I show it to Mommy. “It’s ruined!” I say. “I’m going to throw it over the fence.”
“Don’t you dare,” Mommy says, holding my arm.
I don’t care what Mommy says. I can’t stand to look at my ruined Slinky for one second more. I pull away from her and run to the fence.
“Suzette!” she yells, but she can’t stop me. I throw the Slinky as high and hard as I can and it goes over the tall fence and disappears into the swampy grass.
I feel happy, very, very happy that I will never have to see that terrible, ruined Slinky again.
***
I go to a party at a Lexus dealership, have a couple of glasses of wine, and look longingly at the shiny new SUVs on display. Maybe I should buy a new car. Since moving to my new hometown, I’ve added a second set of scrapes on the driver’s side of the Subaru when I grazed a yellow post exiting my parking garage.

***
Thanksgiving weekend, my younger son buffs the scrapes on my car. It looks almost as good as new. I no longer have to avert my eyes. I don’t have to buy a new Lexus. A month later, I pull out of a gas station in a hurry and dent the passenger side.
My wife gets me an estimate for the body work. Thousands of dollars — and who’s to say I won’t scrape it up again.
***
“The family,” Mom wails after she asks me which car I’m getting in the divorce. “Suzette, I don’t understand you. How can you destroy everything you have?”
Photos of the perfect family that no longer exists line the walls of her home. They remain there long after I am divorced, long after I remarry.
Maybe I am a ruiner by nature.
***
As I try to decide what to do about my car, I think of little Suzette, the girl who couldn’t bear to look at her ruined Slinky. I wonder if I’m still the same, unable to tolerate imperfection, especially my own. That’s consistent with my personality type. An Enneagram type 1, my shadow side is The Perfectionist.
I turn over the Slinky story again and again, examining it from all angles to discover the deeper meaning.
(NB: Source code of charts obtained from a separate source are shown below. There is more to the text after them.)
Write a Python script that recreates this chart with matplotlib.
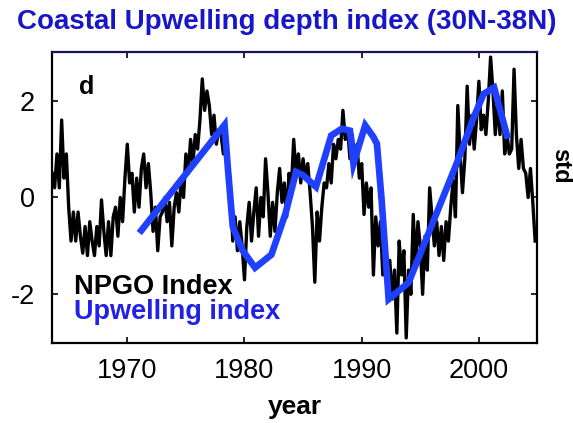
import numpy as np
import matplotlib
matplotlib.use('Agg')
import matplotlib.pyplot as plt

plt.rcParams['font.family'] = ['Liberation Sans', 'DejaVu Sans']
plt.rcParams['axes.unicode_minus'] = False

# NPGO index, sampled every 0.2 yr starting 1963.6
npgo = [
    0.5, 0.2,                       # 1963
    0.9, 0.2, 1.6, 0.4, 0.9,        # 1964
    -0.2, -0.9, -0.3, -0.9, -0.3,   # 1965
    -0.8, -1.15, -0.6, -1.2, -0.5,  # 1966
    -0.9, -1.2, -0.6, -1.0, -0.05,  # 1967
    -0.7, -1.2, -0.5, -1.2, -0.4,   # 1968
    -0.2, -0.8, 0.0, -0.5, 0.4,     # 1969
    1.1, 0.3, 0.5, -0.3, 0.4,       # 1970
    -0.2, 0.6, 0.9, 0.2, 0.7,       # 1971
    0.1, -0.7, -0.2, -1.1, -0.4,    # 1972
    -0.3, 0.0, -0.5, -0.1, -1.0,    # 1973
    -0.2, 0.1, -0.3, 0.4, 0.0,      # 1974
    0.9, 0.5, 1.2, 0.7, 1.3,        # 1975
    1.0, 1.6, 2.45, 1.8, 2.2,       # 1976
    1.9, 1.3, 1.7, 1.1, 1.4,        # 1977
    1.3, 0.9, 1.2, 0.8, 0.2,        # 1978
    -0.9, -0.4, -1.1, -0.5, -1.0,   # 1979
    -1.7, -0.6, -0.1, -0.9, -0.3,   # 1980
    0.2, -0.8, 0.0, -0.4, 0.8,      # 1981
    0.1, -0.8, -0.1, -0.7, 0.1,     # 1982
    0.6, -0.1, 0.3, -0.4, 0.5,      # 1983
    0.2, 1.2, 0.5, 0.9, 0.3,        # 1984
    0.8, 0.4, 0.7, 0.1, -0.6,       # 1985
    -1.75, -0.3, -0.9, -0.2, 0.3,   # 1986
    0.2, 0.7, 0.3, 1.1, 0.8,        # 1987
    1.2, 1.0, 1.8, 1.2, 1.4,        # 1988
    0.8, 1.3, 0.7, 1.1, 0.4,        # 1989
    0.7, -0.35, 0.3, -0.2, 0.2,     # 1990
    -1.6, -0.4, -1.0, -0.5, -1.6,   # 1991
    -1.0, -2.0, -1.3, -2.1, -1.5,   # 1992
    -2.8, -0.9, -1.6, -1.1, -2.9,   # 1993
    -1.5, -2.0, -0.35, -1.4, -0.5,  # 1994
    -1.0, -2.0, -0.8, -1.5, 0.2,    # 1995
    -0.4, -1.0, -0.5, -1.2, -0.6,   # 1996
    -1.3, -0.5, -0.9, -0.2, 0.35,   # 1997
    -0.4, 1.9, 0.9, 0.1, 0.8,       # 1998
    2.3, 1.1, 1.7, 1.0, 1.6,        # 1999
    2.4, 1.4, 1.7, 1.3, 2.0,        # 2000
    2.9, 2.2, 1.3, 2.0, 1.3,        # 2001
    2.2, 0.9, 1.3, 0.9, 1.0,        # 2002
    2.65, 1.3, 0.6, 1.2, 0.6,       # 2003
    0.5, 0.0, 0.6, -0.1, -0.9,      # 2004
]
npgo_year = np.round(1963.6 + 0.2 * np.arange(len(npgo)), 1)

# coastal upwelling depth index (30N-38N)
upw_year = [1971.2, 1978.3, 1978.6, 1979.0, 1979.8, 1980.9, 1982.3, 1983.5,
            1984.4, 1985.0, 1986.1, 1987.4, 1988.3, 1989.0, 1989.3, 1990.3,
            1991.0, 1991.3, 1991.7, 1992.3, 1994.0, 1998.1, 1999.5, 2000.4,
            2001.3, 2002.4]
upw_val = [-0.68, 1.50, 0.56, -0.60, -1.08, -1.45, -1.18, -0.33,
           0.53, 0.46, 0.22, 1.28, 1.42, 1.38, 0.70, 1.49,
           1.25, 1.11, -0.05, -2.10, -1.76, 0.70, 1.62, 2.14,
           2.27, 1.28]

xticks = [1970, 1980, 1990, 2000]
yticks = [-2, 0, 2]

fig = plt.figure(figsize=(5.73, 4.23), dpi=100)
ax = fig.add_axes([0.0902, 0.1898, 0.8470, 0.6866])

ax.plot(npgo_year, npgo, color='black', lw=2.4, zorder=2)
ax.plot(upw_year, upw_val, color='#2040ff', lw=4.8, zorder=3,
        solid_joinstyle='miter')

ax.set_xlim(1963.55, 2004.96)
ax.set_ylim(-3, 3)
ax.set_xticks(xticks)
ax.set_yticks(yticks)
ax.tick_params(direction='in', length=4, width=1.2, top=True, right=True,
               labelsize=19.5)
ax.tick_params(axis='x', pad=11)
ax.tick_params(axis='y', pad=12)
for sp in ax.spines.values():
    sp.set_linewidth(1.6)
ax.spines['top'].set_color('#14145a')

ax.set_xlabel('year', fontsize=19, fontweight='bold', labelpad=8)

ax.text(1965.9, 2.14, 'd', fontsize=18, fontweight='bold', va='baseline')
ax.text(1965.47, -2.0, 'NPGO Index', fontsize=19.5, fontweight='bold',
        color='black', va='baseline')
ax.text(1965.47, -2.51, 'Upwelling index', fontsize=19.5, fontweight='bold',
        color='#2222e6', va='baseline')

fig.text(0.5, 1 - 22 / 423, 'Coastal Upwelling depth index (30N-38N)',
         ha='center', va='center', fontsize=20, fontweight='bold',
         color='#1717c8')
fig.text(561 / 573, 1 - 166 / 423, 'std', rotation=-90, ha='center',
         va='center', fontsize=17, fontweight='bold')

fig.savefig('out.png', dpi=100)
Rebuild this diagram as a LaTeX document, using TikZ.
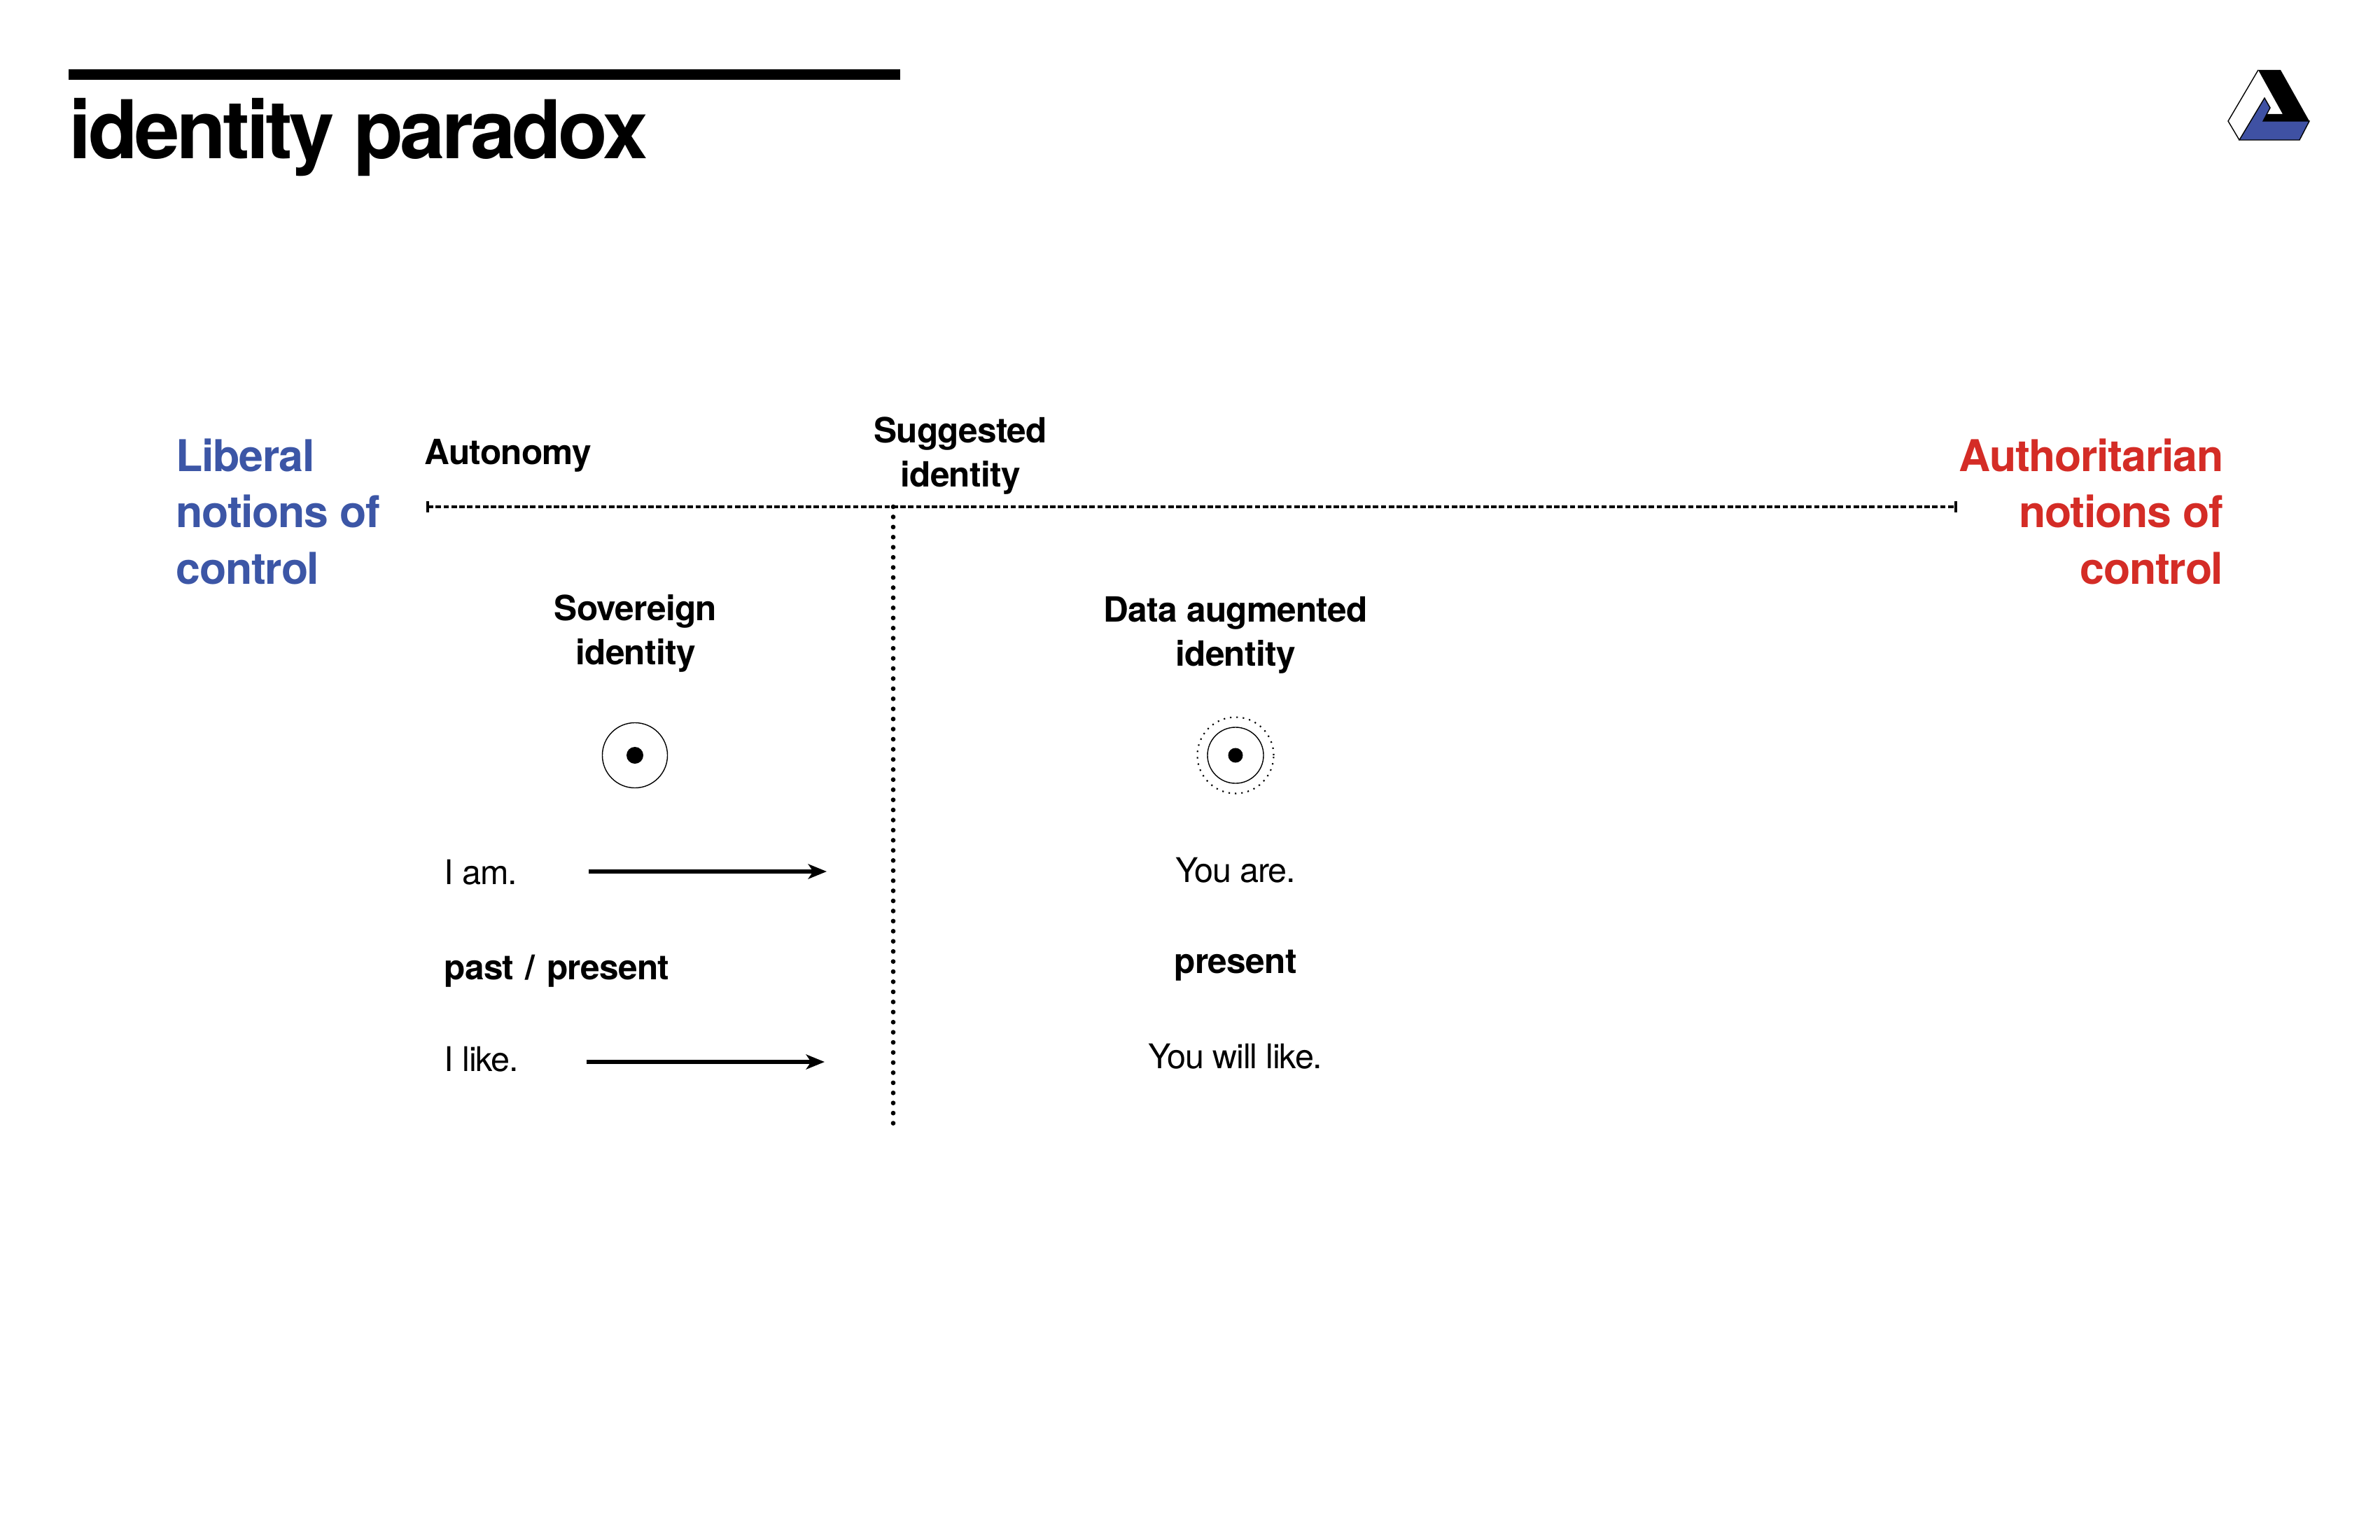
\documentclass[tikz,border=0pt]{standalone}
\usepackage{fontspec}
\setmainfont{TeX Gyre Heros}
\usetikzlibrary{arrows.meta}
\definecolor{logoblue}{HTML}{3F51A3}
\definecolor{libblue}{HTML}{3C56A6}
\definecolor{authred}{HTML}{D42C26}
\tikzset{
  headtext/.style={inner sep=0, font=\fontsize{17.8}{22.8}\selectfont\bfseries\addfontfeature{LetterSpace=-2}},
  labeltext/.style={inner sep=0, anchor=base, font=\fontsize{14.1}{17.9}\selectfont\bfseries\addfontfeature{LetterSpace=-1.5}},
  plaintext/.style={inner sep=0, font=\fontsize{13.8}{17.9}\selectfont\addfontfeature{LetterSpace=-2.5}},
  axisline/.style={line width=1.3pt, dash pattern=on 2.2pt off 1pt},
  pointer/.style={line width=1.6pt, -{Stealth[length=7.5pt,width=6pt,inset=2pt]}},
}
\begin{document}
\begin{tikzpicture}[x=0.01cm, y=-0.01cm]
\useasboundingbox (0,0) rectangle (3400,2200);
% title
\fill (98,99) rectangle (1286,114);
\node[inner sep=0, anchor=base west, font=\fontsize{32.9}{33}\selectfont\bfseries\addfontfeature{LetterSpace=-4}] (title) at (98,227) {identity paradox};
% logo
\draw[line width=0.4pt] (3226,100)--(3183,173)--(3199,200);
\fill[logoblue, draw=black, line width=0.4pt] (3235,140)--(3243,154)--(3233,173)--(3299,173)--(3285,200)--(3199,200)--cycle;
\fill (3226,100)--(3258,100)--(3299,173)--(3233,173)--(3238,163)--(3261,163)--cycle;
% ends of the axis
\node[headtext, text=libblue, align=left, anchor=base west] (liberal) at (251,834) {Liberal\\notions of\\control};
\node[headtext, text=authred, align=right, anchor=base east] (authoritarian) at (3177,834) {Authoritarian\\notions of\\control};
\node[labeltext, anchor=base west] (autonomy) at (606,663) {Autonomy};
\node[labeltext, align=center] (suggested) at (1372,695) {Suggested\\identity};
% axes
\coordinate (axisleft) at (611,724);
\coordinate (axisright) at (2794,724);
\coordinate (divtop) at (1276,724);
\coordinate (divbottom) at (1276,1606);
\draw[axisline] (axisleft)--(axisright);
\draw[line width=0.9pt] (611,716)--(611,732);
\draw[line width=0.9pt] (2794,716)--(2794,732);
\draw[line width=1.9pt, line cap=round, dash pattern=on 0pt off 4.105pt] (divtop)--(divbottom);
% left column
\node[labeltext, align=center] (sovereign) at (908,949) {Sovereign\\identity};
\node[circle, draw, line width=0.4pt, minimum size=0.93cm, inner sep=0] (selfring) at (907,1079) {};
\node[circle, fill, minimum size=0.24cm, inner sep=0] (selfdot) at (selfring) {};
\node[plaintext, anchor=base west] (iam) at (634,1263) {I am.};
\node[labeltext, anchor=base west] (pastpresent) at (634,1399) {past\,\,/\,\,present};
\node[plaintext, anchor=base west] (ilike) at (634,1530) {I like.};
\coordinate (amfrom) at (841,1245);
\coordinate (amto) at (1181,1245);
\coordinate (likefrom) at (838,1517);
\coordinate (liketo) at (1178,1517);
\draw[pointer] (amfrom)--(amto);
\draw[pointer] (likefrom)--(liketo);
% right column
\node[labeltext, align=center] (augmented) at (1765,951) {Data augmented\\identity};
\node[circle, draw, line width=0.4pt, minimum size=0.8cm, inner sep=0] (dataring) at (1765,1079) {};
\node[circle, draw, line width=0.6pt, dotted, minimum size=1.09cm, inner sep=0] (datahalo) at (dataring) {};
\node[circle, fill, minimum size=0.21cm, inner sep=0] (datadot) at (dataring) {};
\node[plaintext, anchor=base] (youare) at (1765,1260) {You are.};
\node[labeltext] (present) at (1765,1390) {present};
\node[plaintext, anchor=base] (youlike) at (1765,1526) {You will like.};
\end{tikzpicture}
\end{document}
As a book coach, I’m well-versed in this practice. “You get to make meaning out of your own experiences,” I say regularly to my memoir clients. “You are the author of your own story.”
Maybe that Slinky story is about perfectionism, but maybe that’s only part of it. The other side of my Enneagram type is The Advocate. Standing up for what I believe is right. Maybe the Slinky story is also about knowing what is right for me and having the courage to take action on that knowing, despite what other people may say or think.
Maybe that little girl wasn’t a ruiner after all. Maybe she just knew her Slinky couldn’t be salvaged, just like her older self recognized the need to let go of a 30-year marriage when it no longer served her or her husband.
I decide to keep the Subaru, dents and all. Maybe I’ll change my mind in a few months or maybe I won’t. At this stage of life, I’ve earned the right to decide what to hold on to and what to let go of. I am the author of my own story.